Of course, the jockeying for support in coming days is also a game of poker being played for very high stakes. Henry Kissinger said the spectre of allies lobbying against one another "has not happened in 50 years of previous controversies", calling it a "sort of 19th-century balance of power game".

Another geopolitical realist, Zbigniew Brzezinski, put it like this: "At stake is not Iraq. At stake is our global role." He went on: "Doing it all by ourselves on our terms, ignoring the rest of the world, shouting loudly that if you're not with us you're against us, is not going to be a very successful policy."

The question Blair, Straw and Mandelson must answer is whether Brzezinski's characterisation of the new US policy and its global role has not already come to pass. Blair's intervention last August was clearly influential in convincing Bush to go the Security Council direction on Iraq, resulting in the unanimous passing of Resolution 1441. Blair believed that swayed the balance of power in the US back towards the multilaterals led by Colin Powell.

But it can be convincingly argued that this was more a tactical than a strategic shift.

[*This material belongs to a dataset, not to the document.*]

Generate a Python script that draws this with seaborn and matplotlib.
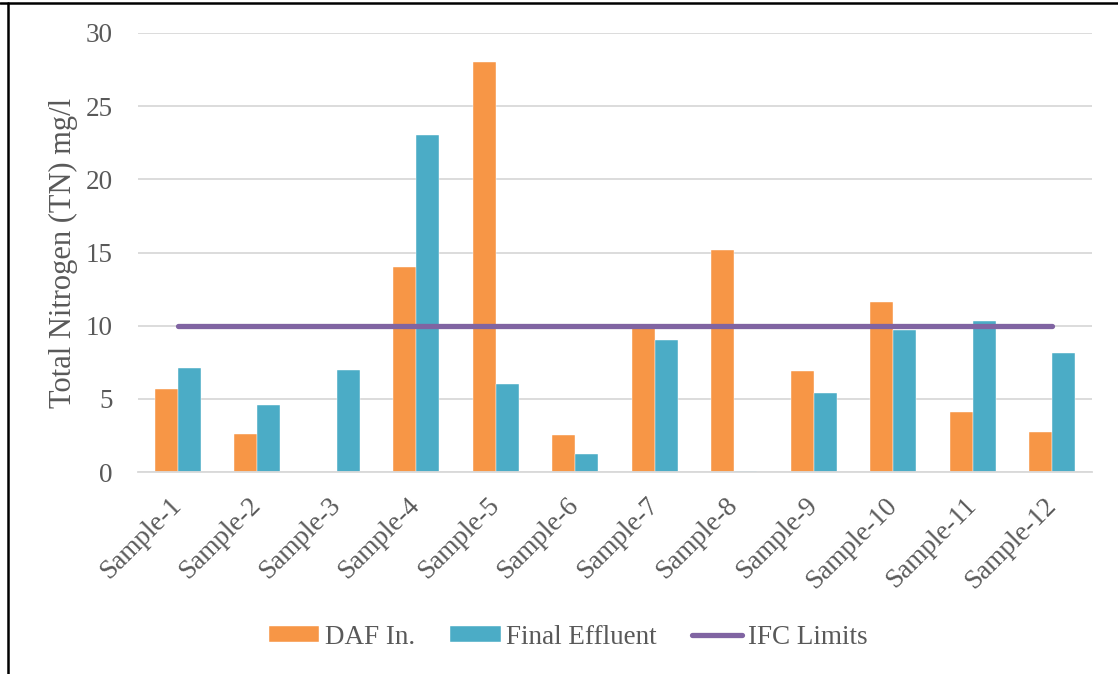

Other policy developments since last autumn have gone decisively in the direction of a more assertive and unilateral US policy. Such thinking suffuses the National Security Strategy adopted in September, which speaks repeatedly of US primacy and the need to protect it against any combination of competitors.

International organisations and alliances, while still necessary, will have to be adapted to these new realities. The confident tones with which these views are expressed represent a convergence between the neo-conservatives, assertive nationalists and conservative realists who were competing to define the Bush administration's international priorities.

So the unilateral horse may already have bolted. That seems to be the conclusion drawn not only in France, but also by the Russians this week. It calls for quite a new set of tactics, they believe - hence their insistence that they will not allow a resolution mandating war to pass at the Security Council.

If the horse has bolted Blair faces a huge choice between opting into another junior partnership, this time as a deputy sheriff in the posse, or going with the main European states into an alternative partnership to balance it.

It would be rational - and sensational - (but alas, unlikely) if he were to refuse to go along with a US-led war without another mandate. That would really exercise his influence as a bridging player across the Atlantic.

Giving the inspectors more time would force the US to make a more convincing case, encourage more debate about the US role at home and abroad and restore Blair's political standing in Britain and Europe. But it would also upset Bush's domestic political timetable possibly by postponing the war to the autumn. Preventing this is a key factor in the administration's calculations, in addition to the difficulty of fighting in hot weather or the humiliation of bringing US troops home without a regime change in Iraq.

That conflation of US war objectives, between disarmament and regime change, contains the kernel of the transition referred to by Straw and Mandelson. Regime change grows out of the new security doctrine, Iraqi disarmament out of the older, now redundant one.